Using AI to organize sketchbook scans

Apr 25, 2026 · 3 min read · python ai ollama gemini art ·

I have a pile of scanned sketchbook pages from my xotu project. Each scan has a handwritten date and title in the corner. Organizing 81+ scans by hand is tedious, so I wrote a Python script that uses a vision model to read the handwriting and sort everything into named directories automatically.

The problem

The scans come out of the scanner as xotu-20241226_01.png, xotu-20241226_02.png, etc. Useless names. Each page has a date like 20250311 and a short title written in the top left corner. I want directories named 20250311-A new beginning/ with the original scan and a cropped version of the right half (the actual drawing).

First pass: Gemini API

The first version used Google's Gemini API. The prompt is simple: look at the image, extract the 8-digit date and the title text, return them as {date}-{text}. Gemini 2.5 Flash handled this well, reading even my messy handwriting accurately.

1python xotu-renamer.py ./scans ./output --dry-run

It copies the original as orig.png and crops the right half as main.png. The --dry-run flag lets you preview without writing anything. Non-destructive by design — originals are never touched.

Problems with the cloud approach

Two issues showed up quickly:

Rate limits. The free tier of Gemini hammers you with 429s when you blast 81 requests. I added --delay 3 to throttle, but that turns a quick batch job into a 4 minute wait.
Model expiry. I had pinned gemini-2.5-flash-preview-09-2025 in the URL. Preview models get retired. One day the script just 404'd. Lesson: use stable model names like gemini-2.5-flash, or better, make it a CLI flag.

I also added early exit on 401/403 so an expired API key doesn't burn through 5 retries per image before telling you what's wrong.

Going local with Ollama

The real fix for rate limits is to not use a cloud API at all. I have a machine (genos) with a 4090 sitting around.

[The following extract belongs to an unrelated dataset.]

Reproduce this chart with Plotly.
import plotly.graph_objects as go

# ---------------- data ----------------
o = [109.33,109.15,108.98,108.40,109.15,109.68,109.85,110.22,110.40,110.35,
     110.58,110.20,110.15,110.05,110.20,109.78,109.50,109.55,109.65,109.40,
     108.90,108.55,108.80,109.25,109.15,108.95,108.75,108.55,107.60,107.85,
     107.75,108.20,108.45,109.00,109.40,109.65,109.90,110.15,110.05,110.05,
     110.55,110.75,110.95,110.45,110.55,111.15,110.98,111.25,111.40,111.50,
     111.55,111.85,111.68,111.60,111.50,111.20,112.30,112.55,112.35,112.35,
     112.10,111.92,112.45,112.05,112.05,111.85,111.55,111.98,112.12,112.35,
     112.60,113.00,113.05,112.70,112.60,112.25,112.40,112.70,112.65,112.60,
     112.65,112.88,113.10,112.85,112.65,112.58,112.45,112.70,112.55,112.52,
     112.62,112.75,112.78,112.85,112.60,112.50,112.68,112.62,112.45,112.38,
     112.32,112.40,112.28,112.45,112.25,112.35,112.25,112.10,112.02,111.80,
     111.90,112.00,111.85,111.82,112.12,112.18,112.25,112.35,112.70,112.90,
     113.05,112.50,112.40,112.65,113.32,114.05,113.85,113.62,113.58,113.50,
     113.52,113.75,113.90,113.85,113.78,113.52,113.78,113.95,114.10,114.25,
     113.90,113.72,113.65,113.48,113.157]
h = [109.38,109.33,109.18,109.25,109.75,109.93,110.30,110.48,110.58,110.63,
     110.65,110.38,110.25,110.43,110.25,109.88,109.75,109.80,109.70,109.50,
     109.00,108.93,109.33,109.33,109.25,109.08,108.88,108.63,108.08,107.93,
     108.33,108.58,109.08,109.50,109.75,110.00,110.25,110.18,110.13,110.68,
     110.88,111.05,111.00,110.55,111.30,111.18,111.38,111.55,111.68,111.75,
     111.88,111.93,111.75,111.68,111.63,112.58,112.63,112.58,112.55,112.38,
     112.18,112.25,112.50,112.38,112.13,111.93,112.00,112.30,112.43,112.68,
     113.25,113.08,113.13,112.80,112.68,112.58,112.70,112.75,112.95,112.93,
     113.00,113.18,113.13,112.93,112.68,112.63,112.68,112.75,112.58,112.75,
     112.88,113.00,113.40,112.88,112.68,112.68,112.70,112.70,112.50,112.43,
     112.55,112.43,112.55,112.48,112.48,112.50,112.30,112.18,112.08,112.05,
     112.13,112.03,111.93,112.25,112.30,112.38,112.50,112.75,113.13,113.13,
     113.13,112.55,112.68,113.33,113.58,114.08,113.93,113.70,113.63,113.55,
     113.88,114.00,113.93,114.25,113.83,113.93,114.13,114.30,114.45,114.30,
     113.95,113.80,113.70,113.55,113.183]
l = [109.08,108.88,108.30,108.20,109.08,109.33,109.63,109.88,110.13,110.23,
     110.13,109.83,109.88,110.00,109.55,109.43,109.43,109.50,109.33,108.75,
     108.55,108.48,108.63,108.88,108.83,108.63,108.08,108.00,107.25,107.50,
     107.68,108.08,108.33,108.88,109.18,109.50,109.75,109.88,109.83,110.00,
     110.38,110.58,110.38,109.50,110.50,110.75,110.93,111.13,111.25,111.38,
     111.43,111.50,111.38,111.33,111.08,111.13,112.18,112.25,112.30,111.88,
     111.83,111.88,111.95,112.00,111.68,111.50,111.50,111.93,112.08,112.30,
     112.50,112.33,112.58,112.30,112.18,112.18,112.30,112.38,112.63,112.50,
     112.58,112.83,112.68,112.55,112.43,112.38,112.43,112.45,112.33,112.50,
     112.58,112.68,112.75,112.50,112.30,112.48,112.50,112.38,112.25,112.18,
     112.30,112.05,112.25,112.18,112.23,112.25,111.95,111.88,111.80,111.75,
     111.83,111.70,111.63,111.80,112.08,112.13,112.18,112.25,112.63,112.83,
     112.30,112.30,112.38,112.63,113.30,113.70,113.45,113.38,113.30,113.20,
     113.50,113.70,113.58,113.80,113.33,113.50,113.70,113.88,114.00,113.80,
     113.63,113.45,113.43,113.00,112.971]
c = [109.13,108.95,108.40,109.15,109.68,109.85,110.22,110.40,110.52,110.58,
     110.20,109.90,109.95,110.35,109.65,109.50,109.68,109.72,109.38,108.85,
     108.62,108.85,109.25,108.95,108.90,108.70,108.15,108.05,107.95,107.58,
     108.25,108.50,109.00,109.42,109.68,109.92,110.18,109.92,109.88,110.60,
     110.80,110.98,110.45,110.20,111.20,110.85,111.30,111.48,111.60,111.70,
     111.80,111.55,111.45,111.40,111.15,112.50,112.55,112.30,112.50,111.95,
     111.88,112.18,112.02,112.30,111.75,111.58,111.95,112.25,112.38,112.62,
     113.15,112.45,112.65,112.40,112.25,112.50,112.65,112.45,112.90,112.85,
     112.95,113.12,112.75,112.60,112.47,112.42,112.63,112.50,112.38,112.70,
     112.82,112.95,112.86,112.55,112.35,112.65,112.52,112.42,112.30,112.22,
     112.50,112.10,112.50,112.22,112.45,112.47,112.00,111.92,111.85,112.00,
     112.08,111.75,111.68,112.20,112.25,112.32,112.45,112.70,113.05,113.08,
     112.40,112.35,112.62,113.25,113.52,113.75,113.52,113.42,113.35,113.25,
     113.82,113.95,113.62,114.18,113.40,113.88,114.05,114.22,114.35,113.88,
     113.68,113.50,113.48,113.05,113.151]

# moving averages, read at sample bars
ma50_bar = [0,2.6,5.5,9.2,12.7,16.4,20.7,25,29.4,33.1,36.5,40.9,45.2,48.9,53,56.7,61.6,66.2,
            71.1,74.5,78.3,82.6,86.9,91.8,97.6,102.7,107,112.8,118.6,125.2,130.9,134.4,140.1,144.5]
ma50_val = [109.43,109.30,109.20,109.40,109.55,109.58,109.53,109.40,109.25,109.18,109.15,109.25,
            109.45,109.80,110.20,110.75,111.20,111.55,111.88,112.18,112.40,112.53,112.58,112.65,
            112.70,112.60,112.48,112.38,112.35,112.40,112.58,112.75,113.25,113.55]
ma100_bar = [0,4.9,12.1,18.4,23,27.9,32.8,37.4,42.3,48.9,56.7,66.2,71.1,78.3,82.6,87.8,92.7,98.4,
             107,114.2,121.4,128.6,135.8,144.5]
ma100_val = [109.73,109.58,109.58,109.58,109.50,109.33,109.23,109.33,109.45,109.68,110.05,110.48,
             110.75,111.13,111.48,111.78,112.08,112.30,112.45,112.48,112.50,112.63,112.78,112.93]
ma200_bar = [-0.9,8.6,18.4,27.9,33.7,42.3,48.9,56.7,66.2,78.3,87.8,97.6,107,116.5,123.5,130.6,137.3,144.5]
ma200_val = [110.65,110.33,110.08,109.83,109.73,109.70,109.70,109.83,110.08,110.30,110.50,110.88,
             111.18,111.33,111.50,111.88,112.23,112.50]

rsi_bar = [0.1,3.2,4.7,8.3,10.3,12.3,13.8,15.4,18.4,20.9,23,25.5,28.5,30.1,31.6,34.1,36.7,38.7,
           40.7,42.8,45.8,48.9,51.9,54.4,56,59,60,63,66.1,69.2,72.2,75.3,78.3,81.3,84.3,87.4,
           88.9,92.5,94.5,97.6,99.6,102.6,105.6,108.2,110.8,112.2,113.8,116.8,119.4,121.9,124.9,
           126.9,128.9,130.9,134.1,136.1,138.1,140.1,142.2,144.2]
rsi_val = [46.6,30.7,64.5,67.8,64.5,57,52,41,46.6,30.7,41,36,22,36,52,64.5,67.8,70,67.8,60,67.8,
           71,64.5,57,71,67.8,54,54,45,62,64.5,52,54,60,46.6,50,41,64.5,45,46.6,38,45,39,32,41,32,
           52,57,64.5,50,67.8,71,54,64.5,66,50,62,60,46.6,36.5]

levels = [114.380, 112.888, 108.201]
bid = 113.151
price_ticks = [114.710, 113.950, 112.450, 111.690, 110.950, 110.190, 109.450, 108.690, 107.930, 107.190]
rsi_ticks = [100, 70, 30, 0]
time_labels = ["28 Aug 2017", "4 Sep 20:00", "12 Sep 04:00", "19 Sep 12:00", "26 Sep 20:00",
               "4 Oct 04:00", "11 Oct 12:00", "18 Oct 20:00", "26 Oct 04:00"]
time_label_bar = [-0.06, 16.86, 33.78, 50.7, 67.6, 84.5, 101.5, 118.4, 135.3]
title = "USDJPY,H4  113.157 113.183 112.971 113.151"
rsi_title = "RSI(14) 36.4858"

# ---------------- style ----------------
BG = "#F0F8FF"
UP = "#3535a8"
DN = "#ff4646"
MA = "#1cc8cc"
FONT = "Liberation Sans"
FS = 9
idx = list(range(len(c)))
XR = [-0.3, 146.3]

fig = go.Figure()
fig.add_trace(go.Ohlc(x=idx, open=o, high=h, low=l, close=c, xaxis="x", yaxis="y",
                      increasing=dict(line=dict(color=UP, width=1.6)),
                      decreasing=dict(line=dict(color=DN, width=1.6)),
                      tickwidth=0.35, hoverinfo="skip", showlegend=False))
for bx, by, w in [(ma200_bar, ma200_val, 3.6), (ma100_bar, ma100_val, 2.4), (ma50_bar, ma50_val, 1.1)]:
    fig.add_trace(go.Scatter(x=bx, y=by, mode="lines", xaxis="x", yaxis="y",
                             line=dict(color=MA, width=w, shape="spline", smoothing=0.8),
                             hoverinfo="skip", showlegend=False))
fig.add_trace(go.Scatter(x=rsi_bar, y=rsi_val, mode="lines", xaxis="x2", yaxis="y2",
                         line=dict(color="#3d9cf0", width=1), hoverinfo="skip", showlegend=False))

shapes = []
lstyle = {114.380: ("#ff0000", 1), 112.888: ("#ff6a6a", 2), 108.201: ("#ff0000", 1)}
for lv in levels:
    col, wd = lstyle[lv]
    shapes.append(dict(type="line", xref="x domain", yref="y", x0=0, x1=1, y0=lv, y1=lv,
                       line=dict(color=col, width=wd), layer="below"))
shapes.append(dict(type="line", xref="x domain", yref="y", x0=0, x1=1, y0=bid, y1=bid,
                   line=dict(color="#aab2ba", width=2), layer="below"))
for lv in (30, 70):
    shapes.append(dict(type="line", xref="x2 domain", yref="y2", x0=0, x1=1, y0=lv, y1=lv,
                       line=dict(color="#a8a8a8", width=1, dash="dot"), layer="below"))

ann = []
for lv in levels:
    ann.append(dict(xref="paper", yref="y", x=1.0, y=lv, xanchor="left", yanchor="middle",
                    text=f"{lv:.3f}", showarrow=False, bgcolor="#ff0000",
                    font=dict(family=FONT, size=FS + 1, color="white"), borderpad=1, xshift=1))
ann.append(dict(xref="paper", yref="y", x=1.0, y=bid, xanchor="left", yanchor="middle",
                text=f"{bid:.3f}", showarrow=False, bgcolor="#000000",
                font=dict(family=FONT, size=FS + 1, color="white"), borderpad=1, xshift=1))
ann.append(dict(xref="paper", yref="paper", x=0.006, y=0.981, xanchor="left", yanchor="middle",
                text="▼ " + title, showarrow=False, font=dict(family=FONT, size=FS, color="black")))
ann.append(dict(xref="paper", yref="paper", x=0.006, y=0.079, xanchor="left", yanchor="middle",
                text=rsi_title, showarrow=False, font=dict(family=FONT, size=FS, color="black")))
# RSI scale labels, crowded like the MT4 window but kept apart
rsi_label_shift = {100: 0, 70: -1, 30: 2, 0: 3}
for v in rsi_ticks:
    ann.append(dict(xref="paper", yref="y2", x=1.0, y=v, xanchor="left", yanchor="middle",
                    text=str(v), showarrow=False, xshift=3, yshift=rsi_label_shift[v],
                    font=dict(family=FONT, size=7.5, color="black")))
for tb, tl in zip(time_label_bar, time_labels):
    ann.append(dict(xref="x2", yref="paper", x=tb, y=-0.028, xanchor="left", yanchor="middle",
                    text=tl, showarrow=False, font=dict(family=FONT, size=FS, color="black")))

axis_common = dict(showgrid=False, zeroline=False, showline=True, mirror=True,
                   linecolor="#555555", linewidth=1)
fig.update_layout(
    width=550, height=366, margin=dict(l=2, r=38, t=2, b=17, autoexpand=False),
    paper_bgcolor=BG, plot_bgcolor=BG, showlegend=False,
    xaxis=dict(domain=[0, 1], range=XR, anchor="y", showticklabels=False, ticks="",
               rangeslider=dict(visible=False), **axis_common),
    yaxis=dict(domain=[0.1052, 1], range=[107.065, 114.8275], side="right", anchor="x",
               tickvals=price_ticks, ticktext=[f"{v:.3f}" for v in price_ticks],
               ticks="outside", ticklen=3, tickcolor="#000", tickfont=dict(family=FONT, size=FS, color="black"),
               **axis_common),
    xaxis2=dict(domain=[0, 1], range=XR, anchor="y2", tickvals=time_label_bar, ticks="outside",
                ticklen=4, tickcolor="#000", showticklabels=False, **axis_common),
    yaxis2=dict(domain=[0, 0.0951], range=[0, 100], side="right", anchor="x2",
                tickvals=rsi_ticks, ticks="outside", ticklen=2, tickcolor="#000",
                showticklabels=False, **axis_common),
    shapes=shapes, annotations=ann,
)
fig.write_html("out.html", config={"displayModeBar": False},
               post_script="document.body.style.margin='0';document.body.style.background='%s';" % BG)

Ollama makes it trivial to serve models locally.

1ollama pull qwen2.5vl:7b

I added an --ollama flag to the script. When set, it talks to the Ollama API instead of Gemini:

1python xotu-renamer.py ./scans ./output --ollama

It defaults to http://genos:11434 and qwen2.5vl:7b. No API key needed, no rate limits, runs as fast as the GPU can go.

One gotcha: Ollama binds to 127.0.0.1 by default. If you're calling it from another machine you need to set OLLAMA_HOST=0.0.0.0 in the systemd service and restart.

Model quality comparison

The 7B Qwen model worked but wasn't great at reading handwriting. Some titles came out garbled. Gemini was noticeably better here — not surprising given the size difference.

The sweet spot turned out to be gemma3:27b, Google's open model. It fits on a 4090 with quantization and reads handwriting almost as well as cloud Gemini:

1python xotu-renamer.py ./scans ./output --ollama --model gemma3:27b

Slower per image (~10-15s vs ~3-5s for the 7B) but the accuracy is worth it for a batch job you run once.

What the script does now

Reads scans from an input directory
Calls either Gemini or a local Ollama model to extract date+title
Creates a project directory per scan with orig.png and main.png
Supports --dry-run, --delay, --model, and --ollama
Fails fast on auth errors, retries with backoff on transient ones
Prints per-image and total timing for benchmarking

The whole thing is one Python file with no dependencies beyond requests and Pillow. Good enough for a personal tool.

The code is on GitLab.

Takeaways

Vision models are genuinely useful for this kind of boring extraction task. The prompt engineering is minimal.
Pin stable model versions, not preview ones.
Running models locally removes the most annoying constraint (rate limits) and is free. A 4090 handles 7B-27B vision models fine.
Always add --dry-run to batch tools that create files. Future you will thank present you.